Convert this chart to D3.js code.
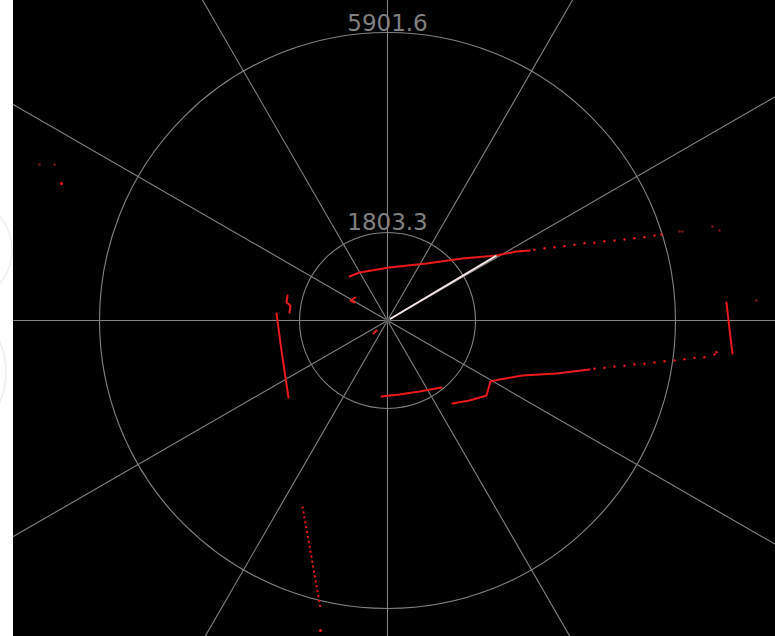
<!DOCTYPE html>
<html>
<head>
<meta charset="utf-8">
<script src="https://cdn.jsdelivr.net/npm/d3@7/dist/d3.min.js"></script>
<style>
  html, body { margin: 0; padding: 0; background: #fff; overflow: hidden; }
  svg { display: block; }
</style>
</head>
<body>
<svg id="chart"></svg>
<script>
/* global d3 */

// range rings (mm) and labels
var ringValues = [1803.3, 5901.6];
var ringLabels = ["1803.3", "5901.6"];
var spokeAngles = [0, 30, 60, 90, 120, 150, 180, 210, 240, 270, 300, 330];

// current beam
var beamAngle = 30.8, beamDist = 2600;

// scan returns, mm (x right, y forward)
var wallTop = [[-779,902],[-574,984],[41,1086],[799,1168],[1537,1270],[2233,1332],[2643,1414],[2910,1434]];
var wallTopDots = [[3012,1449],[3217,1481],[3422,1502],[3627,1522],[3832,1551],[4037,1584],[4241,1592],[4446,1625],
  [4651,1639],[4856,1660],[5061,1686],[5266,1707],[5471,1742],[5614,1762]];
var wallLeft = [[-2274,143],[-2172,-615],[-2029,-1578]];
var wallLeftStub = [[-2049,512],[-2070,369],[-1988,307],[-2008,164]];
var nearA = [[-656,471],[-758,410],[-676,369]];
var nearB = [[-287,-266],[-225,-205]];
var wallBottom = [[-123,-1557],[246,-1516],[656,-1455],[1106,-1373]];
var wallBottomRight = [[1332,-1701],[1680,-1639],[2029,-1537],[2069,-1393],[2110,-1250],[2295,-1209],
  [2766,-1127],[3463,-1086],[4139,-1004]];
var wallBottomRightDots = [[4241,-990],[4446,-969],[4651,-943],[4856,-928],[5061,-902],[5266,-887],[5471,-861],
  [5676,-834],[5881,-820],[6086,-793],[6290,-764],[6495,-752],[6700,-697],[6741,-650]];
var wallRight = [[6946,369],[7007,-164],[7069,-676]];
var wallLowerLeft = [[-1742,-3811],[-1557,-4856],[-1373,-5901]];
var strayBright = [[-6680,2807],[-1373,-6352]];
var strayFaint = [[-7131,3196],[-6823,3196],[5983,1824],[6045,1824],[6659,1926],[6803,1844],[7561,410]];

var width = 775, height = 636,
  plot = { left: 13, top: 0, right: 775, bottom: 636 },
  cx = 387.5, cy = 320.5,
  grid = "#828282",
  red = "#ea1a1a";

var svg = d3.select("#chart")
  .attr("width", width)
  .attr("height", height);

// faint background arcs in the strip on the left
svg.append("circle").attr("cx", -68).attr("cy", 372).attr("r", 74)
  .attr("fill", "none").attr("stroke", "#ececec").attr("stroke-width", 1.5);
svg.append("circle").attr("cx", -40).attr("cy", 250).attr("r", 52)
  .attr("fill", "none").attr("stroke", "#efefef").attr("stroke-width", 1.5);

svg.append("clipPath").attr("id", "plotClip")
  .append("rect")
  .attr("x", plot.left).attr("y", plot.top)
  .attr("width", plot.right - plot.left).attr("height", plot.bottom - plot.top);

svg.append("rect")
  .attr("x", plot.left).attr("y", plot.top)
  .attr("width", plot.right - plot.left).attr("height", plot.bottom - plot.top)
  .attr("fill", "#000");

var g = svg.append("g").attr("clip-path", "url(#plotClip)");

var r = d3.scaleLinear().domain([0, 5901.6]).range([0, 288]);
var px = function (d) { return cx + r(d[0]); },
  py = function (d) { return cy - r(d[1]); };
var line = d3.line().x(px).y(py);

// spokes
g.selectAll(".spoke")
  .data(spokeAngles)
  .enter().append("line")
  .attr("class", "spoke")
  .attr("x1", cx).attr("y1", cy)
  .attr("x2", function (a) { return cx + 1000 * Math.cos(a * Math.PI / 180); })
  .attr("y2", function (a) { return cy - 1000 * Math.sin(a * Math.PI / 180); })
  .attr("stroke", grid)
  .attr("stroke-width", 1.1);

// rings
g.selectAll(".ring")
  .data(ringValues)
  .enter().append("circle")
  .attr("class", "ring")
  .attr("cx", cx).attr("cy", cy)
  .attr("r", function (d) { return r(d); })
  .attr("fill", "none")
  .attr("stroke", grid)
  .attr("stroke-width", 1.1);

g.selectAll(".ring-label")
  .data(ringValues)
  .enter().append("text")
  .attr("class", "ring-label")
  .attr("x", cx)
  .attr("y", function (d) { return cy - r(d) - 2; })
  .attr("text-anchor", "middle")
  .attr("font-family", "DejaVu Sans, Verdana, sans-serif")
  .attr("font-size", 23)
  .attr("fill", "#808080")
  .text(function (d, i) { return ringLabels[i]; });

// scan walls (dense returns)
var walls = [wallTop, wallLeft, wallLeftStub, nearA, nearB, wallBottom, wallBottomRight, wallRight];
g.selectAll(".wall")
  .data(walls)
  .enter().append("path")
  .attr("class", "wall")
  .attr("d", line)
  .attr("fill", "none")
  .attr("stroke", red)
  .attr("stroke-width", 2)
  .attr("stroke-linejoin", "round")
  .attr("stroke-linecap", "round");

// lower-left wall is sparse
g.append("path")
  .datum(wallLowerLeft)
  .attr("d", line)
  .attr("fill", "none")
  .attr("stroke", red)
  .attr("stroke-width", 2)
  .attr("stroke-dasharray", "2,3");

// sparse returns
g.selectAll(".dot")
  .data(wallTopDots.concat(wallBottomRightDots))
  .enter().append("circle")
  .attr("class", "dot")
  .attr("cx", px).attr("cy", py)
  .attr("r", 1.2)
  .attr("fill", red);

g.selectAll(".stray")
  .data(strayBright)
  .enter().append("circle")
  .attr("class", "stray")
  .attr("cx", px).attr("cy", py)
  .attr("r", 1.6)
  .attr("fill", red);

g.selectAll(".faint")
  .data(strayFaint)
  .enter().append("circle")
  .attr("class", "faint")
  .attr("cx", px).attr("cy", py)
  .attr("r", 1.2)
  .attr("fill", "#7a1818");

// beam
var ba = beamAngle * Math.PI / 180;
g.append("line")
  .attr("x1", cx).attr("y1", cy)
  .attr("x2", cx + r(beamDist) * Math.cos(ba))
  .attr("y2", cy - r(beamDist) * Math.sin(ba))
  .attr("stroke", "#f6e6e6")
  .attr("stroke-width", 2);

g.append("circle")
  .attr("cx", cx).attr("cy", cy)
  .attr("r", 3)
  .attr("fill", "#5a5a5a");
</script>
</body>
</html>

####

» TASK TO CARRY OUT
Return exactly what appears from the opening line of the material through the line with "var beamAngle = 30.8, beamDist = 2600;", apart from the pictures.

» FULL OUTPUT
Convert this chart to D3.js code.
<!DOCTYPE html>
<html>
<head>
<meta charset="utf-8">
<script src="https://cdn.jsdelivr.net/npm/d3@7/dist/d3.min.js"></script>
<style>
  html, body { margin: 0; padding: 0; background: #fff; overflow: hidden; }
  svg { display: block; }
</style>
</head>
<body>
<svg id="chart"></svg>
<script>
/* global d3 */

// range rings (mm) and labels
var ringValues = [1803.3, 5901.6];
var ringLabels = ["1803.3", "5901.6"];
var spokeAngles = [0, 30, 60, 90, 120, 150, 180, 210, 240, 270, 300, 330];

// current beam
var beamAngle = 30.8, beamDist = 2600;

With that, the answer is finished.